Mathematically, the standard deviation is the square root of the variance, where variance is the average of the squared differences from the mean. It's important for understanding the z-score since the standard deviation is used in the denominator of the z-score formula, showing how many standard deviations a particular point is from the mean.

The statistical mean, often simply called the average, is one of the most common measures of central tendency. To calculate the mean, you sum up all the values in a dataset and then divide by the number of values. The mean represents the center of the data's distribution and is used as a reference point for measuring other statistical values, such as variance and standard deviation.

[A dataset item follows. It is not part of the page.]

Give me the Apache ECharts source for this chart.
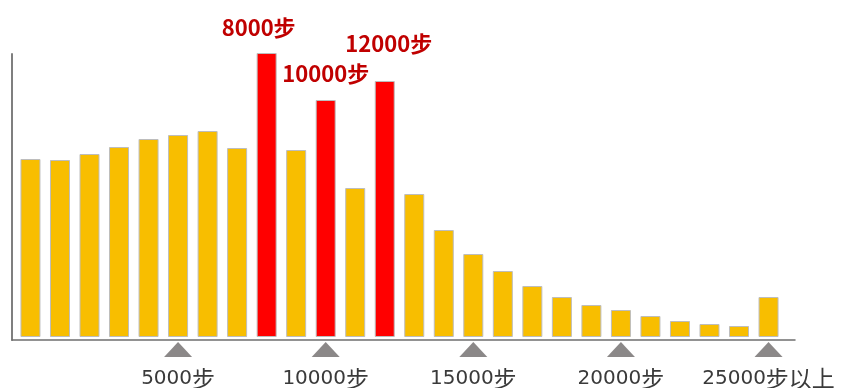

In the context of the normal distribution and z-scores, the mean is key because z-scores are centered around the mean (a z-score of zero indicates a value equal to the mean). Understanding the mean is essential for interpreting z-scores and it essentially sets the 'center' of the data you're examining.

Data normalization is a process used to standardize the range of independent variables or features of data. In the context of z-scores, normalization refers to the conversion of individual data points to a common scale without distorting differences in the ranges of values.

For example, by converting each data item to a z-score, we can compare different data points within the same dataset or even across different datasets on a standardized scale. Another advantage of data normalization through z-scores is that it allows us to calculate probabilities and relate the data to a standard normal distribution so we can make statistical inferences about the data under consideration.